◆ Stated problem ◆
Repeat every line of the data exactly, but not the pictures.
- - - -
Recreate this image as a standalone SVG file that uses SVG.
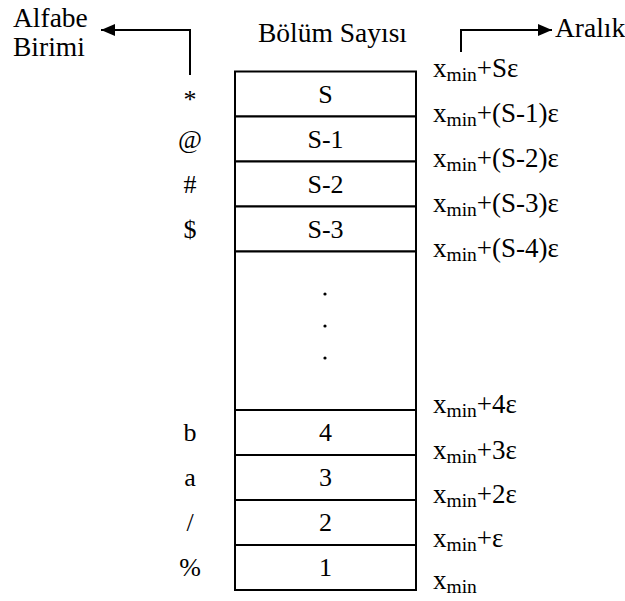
<svg xmlns="http://www.w3.org/2000/svg" width="625" height="601" viewBox="0 0 625 601">
  <style>
    text { font-family: "Liberation Serif", "Times New Roman", serif; fill: #000; }
    .h { font-size: 27.5px; }
    .t { font-size: 26px; }
    .c { text-anchor: middle; }
    .lbl { font-size: 27px; }
    .sub { font-size: 19.5px; }
    .cell { fill: #fff; stroke: #000; stroke-width: 2; }
    .conn { fill: none; stroke: #000; stroke-width: 2; }
  </style>
  <defs>
    <marker id="head" viewBox="0 0 14 12" refX="14" refY="6" markerWidth="14" markerHeight="12" markerUnits="userSpaceOnUse" orient="auto">
      <path d="M0,0 L14,6 L0,12 Z" fill="#000"/>
    </marker>
  </defs>

  <rect width="625" height="601" fill="#fff"/>

  <!-- headings -->
  <g id="title-alfabe">
    <text class="h" x="13" y="27">Alfabe</text>
    <text class="h" x="13" y="56">Birimi</text>
  </g>
  <g id="title-bolum">
    <text class="h" x="258" y="42">Bölüm Sayısı</text>
  </g>
  <g id="title-aralik">
    <text class="h" x="555" y="37">Aralık</text>
  </g>

  <!-- connectors -->
  <g id="connectors">
    <path class="conn" d="M190,75 V30 H101" marker-end="url(#head)"/>
    <path class="conn" d="M461,52 V30 H552" marker-end="url(#head)"/>
  </g>

  <!-- partition column -->
  <g id="cell-S"><rect class="cell" x="235" y="71.5" width="181" height="45"/><text class="t c" x="325.5" y="103">S</text></g>
  <g id="cell-S-1"><rect class="cell" x="235" y="116.5" width="181" height="45"/><text class="t c" x="325.5" y="148">S-1</text></g>
  <g id="cell-S-2"><rect class="cell" x="235" y="161.5" width="181" height="45"/><text class="t c" x="325.5" y="193">S-2</text></g>
  <g id="cell-S-3"><rect class="cell" x="235" y="206.5" width="181" height="45"/><text class="t c" x="325.5" y="238">S-3</text></g>
  <g id="cell-gap">
    <rect class="cell" x="235" y="251.5" width="181" height="158.5"/>
    <circle cx="325" cy="294" r="1.6" fill="#000"/>
    <circle cx="325" cy="326" r="1.6" fill="#000"/>
    <circle cx="325" cy="358" r="1.6" fill="#000"/>
  </g>
  <g id="cell-4"><rect class="cell" x="235" y="410" width="181" height="45"/><text class="t c" x="325.5" y="441">4</text></g>
  <g id="cell-3"><rect class="cell" x="235" y="455" width="181" height="45"/><text class="t c" x="325.5" y="486">3</text></g>
  <g id="cell-2"><rect class="cell" x="235" y="500" width="181" height="45"/><text class="t c" x="325.5" y="531">2</text></g>
  <g id="cell-1"><rect class="cell" x="235" y="545" width="181" height="45"/><text class="t c" x="325.5" y="576">1</text></g>

  <!-- alphabet symbols -->
  <g id="symbols">
    <text class="t c" x="190" y="108">*</text>
    <text class="t c" x="190" y="148">@</text>
    <text class="t c" x="190" y="193">#</text>
    <text class="t c" x="190" y="238">$</text>
    <text class="t c" x="190" y="441">b</text>
    <text class="t c" x="190" y="486">a</text>
    <text class="t c" x="190" y="531">/</text>
    <text class="t c" x="190" y="576">%</text>
  </g>

  <!-- interval bounds -->
  <g id="bounds">
    <text class="lbl" x="433" y="77">x<tspan class="sub" dy="4">min</tspan><tspan dy="-4">+Sε</tspan></text>
    <text class="lbl" x="433" y="122">x<tspan class="sub" dy="4">min</tspan><tspan dy="-4">+(S-1)ε</tspan></text>
    <text class="lbl" x="433" y="167">x<tspan class="sub" dy="4">min</tspan><tspan dy="-4">+(S-2)ε</tspan></text>
    <text class="lbl" x="433" y="212">x<tspan class="sub" dy="4">min</tspan><tspan dy="-4">+(S-3)ε</tspan></text>
    <text class="lbl" x="433" y="257">x<tspan class="sub" dy="4">min</tspan><tspan dy="-4">+(S-4)ε</tspan></text>
    <text class="lbl" x="433" y="413">x<tspan class="sub" dy="4">min</tspan><tspan dy="-4">+4ε</tspan></text>
    <text class="lbl" x="433" y="459">x<tspan class="sub" dy="4">min</tspan><tspan dy="-4">+3ε</tspan></text>
    <text class="lbl" x="433" y="503">x<tspan class="sub" dy="4">min</tspan><tspan dy="-4">+2ε</tspan></text>
    <text class="lbl" x="433" y="547">x<tspan class="sub" dy="4">min</tspan><tspan dy="-4">+ε</tspan></text>
    <text class="lbl" x="433" y="589">x<tspan class="sub" dy="4">min</tspan></text>
  </g>
</svg>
- - - -
◆ Response to this task ◆
Recreate this image as a standalone SVG file that uses SVG.
<svg xmlns="http://www.w3.org/2000/svg" width="625" height="601" viewBox="0 0 625 601">
  <style>
    text { font-family: "Liberation Serif", "Times New Roman", serif; fill: #000; }
    .h { font-size: 27.5px; }
    .t { font-size: 26px; }
    .c { text-anchor: middle; }
    .lbl { font-size: 27px; }
    .sub { font-size: 19.5px; }
    .cell { fill: #fff; stroke: #000; stroke-width: 2; }
    .conn { fill: none; stroke: #000; stroke-width: 2; }
  </style>
  <defs>
    <marker id="head" viewBox="0 0 14 12" refX="14" refY="6" markerWidth="14" markerHeight="12" markerUnits="userSpaceOnUse" orient="auto">
      <path d="M0,0 L14,6 L0,12 Z" fill="#000"/>
    </marker>
  </defs>

  <rect width="625" height="601" fill="#fff"/>

  <!-- headings -->
  <g id="title-alfabe">
    <text class="h" x="13" y="27">Alfabe</text>
    <text class="h" x="13" y="56">Birimi</text>
  </g>
  <g id="title-bolum">
    <text class="h" x="258" y="42">Bölüm Sayısı</text>
  </g>
  <g id="title-aralik">
    <text class="h" x="555" y="37">Aralık</text>
  </g>

  <!-- connectors -->
  <g id="connectors">
    <path class="conn" d="M190,75 V30 H101" marker-end="url(#head)"/>
    <path class="conn" d="M461,52 V30 H552" marker-end="url(#head)"/>
  </g>

  <!-- partition column -->
  <g id="cell-S"><rect class="cell" x="235" y="71.5" width="181" height="45"/><text class="t c" x="325.5" y="103">S</text></g>
  <g id="cell-S-1"><rect class="cell" x="235" y="116.5" width="181" height="45"/><text class="t c" x="325.5" y="148">S-1</text></g>
  <g id="cell-S-2"><rect class="cell" x="235" y="161.5" width="181" height="45"/><text class="t c" x="325.5" y="193">S-2</text></g>
  <g id="cell-S-3"><rect class="cell" x="235" y="206.5" width="181" height="45"/><text class="t c" x="325.5" y="238">S-3</text></g>
  <g id="cell-gap">
    <rect class="cell" x="235" y="251.5" width="181" height="158.5"/>
    <circle cx="325" cy="294" r="1.6" fill="#000"/>
    <circle cx="325" cy="326" r="1.6" fill="#000"/>
    <circle cx="325" cy="358" r="1.6" fill="#000"/>
  </g>
  <g id="cell-4"><rect class="cell" x="235" y="410" width="181" height="45"/><text class="t c" x="325.5" y="441">4</text></g>
  <g id="cell-3"><rect class="cell" x="235" y="455" width="181" height="45"/><text class="t c" x="325.5" y="486">3</text></g>
  <g id="cell-2"><rect class="cell" x="235" y="500" width="181" height="45"/><text class="t c" x="325.5" y="531">2</text></g>
  <g id="cell-1"><rect class="cell" x="235" y="545" width="181" height="45"/><text class="t c" x="325.5" y="576">1</text></g>

  <!-- alphabet symbols -->
  <g id="symbols">
    <text class="t c" x="190" y="108">*</text>
    <text class="t c" x="190" y="148">@</text>
    <text class="t c" x="190" y="193">#</text>
    <text class="t c" x="190" y="238">$</text>
    <text class="t c" x="190" y="441">b</text>
    <text class="t c" x="190" y="486">a</text>
    <text class="t c" x="190" y="531">/</text>
    <text class="t c" x="190" y="576">%</text>
  </g>

  <!-- interval bounds -->
  <g id="bounds">
    <text class="lbl" x="433" y="77">x<tspan class="sub" dy="4">min</tspan><tspan dy="-4">+Sε</tspan></text>
    <text class="lbl" x="433" y="122">x<tspan class="sub" dy="4">min</tspan><tspan dy="-4">+(S-1)ε</tspan></text>
    <text class="lbl" x="433" y="167">x<tspan class="sub" dy="4">min</tspan><tspan dy="-4">+(S-2)ε</tspan></text>
    <text class="lbl" x="433" y="212">x<tspan class="sub" dy="4">min</tspan><tspan dy="-4">+(S-3)ε</tspan></text>
    <text class="lbl" x="433" y="257">x<tspan class="sub" dy="4">min</tspan><tspan dy="-4">+(S-4)ε</tspan></text>
    <text class="lbl" x="433" y="413">x<tspan class="sub" dy="4">min</tspan><tspan dy="-4">+4ε</tspan></text>
    <text class="lbl" x="433" y="459">x<tspan class="sub" dy="4">min</tspan><tspan dy="-4">+3ε</tspan></text>
    <text class="lbl" x="433" y="503">x<tspan class="sub" dy="4">min</tspan><tspan dy="-4">+2ε</tspan></text>
    <text class="lbl" x="433" y="547">x<tspan class="sub" dy="4">min</tspan><tspan dy="-4">+ε</tspan></text>
    <text class="lbl" x="433" y="589">x<tspan class="sub" dy="4">min</tspan></text>
  </g>
</svg>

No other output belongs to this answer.